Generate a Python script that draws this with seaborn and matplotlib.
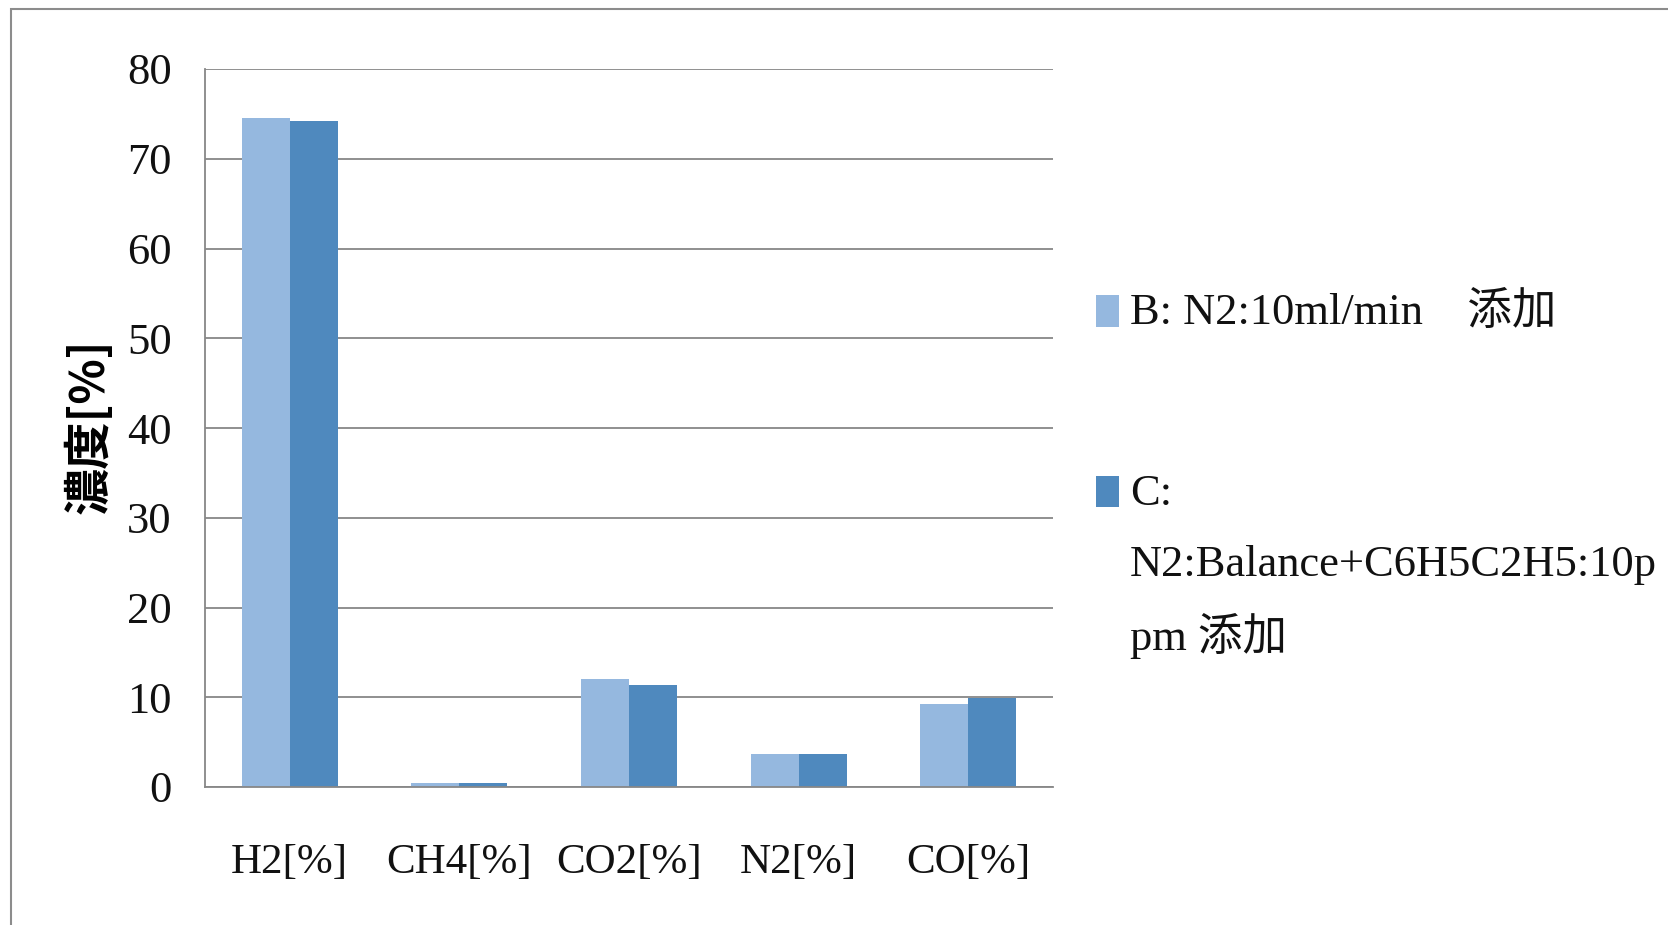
import matplotlib
matplotlib.use("Agg")
import matplotlib.pyplot as plt
from matplotlib.patches import Rectangle
import pandas as pd
import seaborn as sns

# Gas composition per component for the two feed conditions
categories = ["H2[%]", "CH4[%]", "CO2[%]", "N2[%]", "CO[%]"]
series_names = ["B: N2:10ml/min\u3000添加", "C:\nN2:Balance+C6H5C2H5:10p\npm 添加"]
values_b = [74.5, 0.4, 12.0, 3.7, 9.3]
values_c = [74.2, 0.4, 11.4, 3.7, 9.9]
colors = ["#95B8DF", "#4F89BE"]
y_ticks = [0, 10, 20, 30, 40, 50, 60, 70, 80]
y_label = "濃度[%]"

sns.set_theme(style="white")
serif = ["Liberation Serif", "Noto Sans CJK JP"]
plt.rcParams["font.family"] = serif

df = pd.DataFrame({
    "category": categories * 2,
    "series": [series_names[0]] * len(categories) + [series_names[1]] * len(categories),
    "value": values_b + values_c,
})

W, H = 1668, 925
fig = plt.figure(figsize=(W / 100, H / 100), dpi=100)
ax = fig.add_axes([205 / W, 1 - 787 / H, 848 / W, 718 / H])

sns.barplot(data=df, x="category", y="value", hue="series", order=categories,
            hue_order=series_names, palette=colors, width=0.565, saturation=1,
            errorbar=None, linewidth=0, legend=False, ax=ax)

grid_c = "#878787"
ax.set_ylim(0, 80)
ax.set_yticks(y_ticks)
ax.yaxis.grid(True, color=grid_c, linewidth=1.3)
ax.xaxis.grid(False)
ax.set_axisbelow(True)
for side in ("top", "right"):
    ax.spines[side].set_visible(False)
for side in ("left", "bottom"):
    ax.spines[side].set_color(grid_c)
    ax.spines[side].set_linewidth(1.3)

ax.tick_params(axis="y", length=0, labelsize=32, pad=24, labelcolor="#111111")
ax.tick_params(axis="x", length=0, labelsize=31, pad=41, labelcolor="#111111")
ax.set_xlabel("")
ax.set_ylabel(y_label, family=["Noto Sans CJK JP"], fontweight="bold", fontsize=34,
              color="black")
ax.yaxis.set_label_coords(-0.108, 0.503)

# Outer chart-area frame
fig.add_artist(Rectangle((11 / W, -0.1), 1.2, 1.1 - 9 / H, transform=fig.transFigure,
                         fill=False, edgecolor="#8c8c8c", linewidth=1.5))

# Legend on the right, with wrapped entry text
patch_rows = [(295, 327), (476, 507)]
line_rows = [[312], [494, 565, 636]]
for color, name, (top, bottom), rows in zip(colors, series_names, patch_rows, line_rows):
    fig.add_artist(Rectangle((1096 / W, 1 - bottom / H), 23 / W, (bottom - top) / H,
                             transform=fig.transFigure, facecolor=color, edgecolor="none"))
    for line, yc in zip(name.split("\n"), rows):
        fig.text(1130 / W, 1 - yc / H, line, fontsize=32, va="center", ha="left",
                 color="#111111")

fig.savefig("out.png", dpi=100)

****************

**WRITTEN TASK**
Without any pictures, reproduce the lines from the first one in the material through the line that has "errorbar=None, linewidth=0, legend=False, ax=ax)", exactly as they appear.

**TASK RESULT**
Generate a Python script that draws this with seaborn and matplotlib.
import matplotlib
matplotlib.use("Agg")
import matplotlib.pyplot as plt
from matplotlib.patches import Rectangle
import pandas as pd
import seaborn as sns

# Gas composition per component for the two feed conditions
categories = ["H2[%]", "CH4[%]", "CO2[%]", "N2[%]", "CO[%]"]
series_names = ["B: N2:10ml/min\u3000添加", "C:\nN2:Balance+C6H5C2H5:10p\npm 添加"]
values_b = [74.5, 0.4, 12.0, 3.7, 9.3]
values_c = [74.2, 0.4, 11.4, 3.7, 9.9]
colors = ["#95B8DF", "#4F89BE"]
y_ticks = [0, 10, 20, 30, 40, 50, 60, 70, 80]
y_label = "濃度[%]"

sns.set_theme(style="white")
serif = ["Liberation Serif", "Noto Sans CJK JP"]
plt.rcParams["font.family"] = serif

df = pd.DataFrame({
    "category": categories * 2,
    "series": [series_names[0]] * len(categories) + [series_names[1]] * len(categories),
    "value": values_b + values_c,
})

W, H = 1668, 925
fig = plt.figure(figsize=(W / 100, H / 100), dpi=100)
ax = fig.add_axes([205 / W, 1 - 787 / H, 848 / W, 718 / H])

sns.barplot(data=df, x="category", y="value", hue="series", order=categories,
            hue_order=series_names, palette=colors, width=0.565, saturation=1,
            errorbar=None, linewidth=0, legend=False, ax=ax)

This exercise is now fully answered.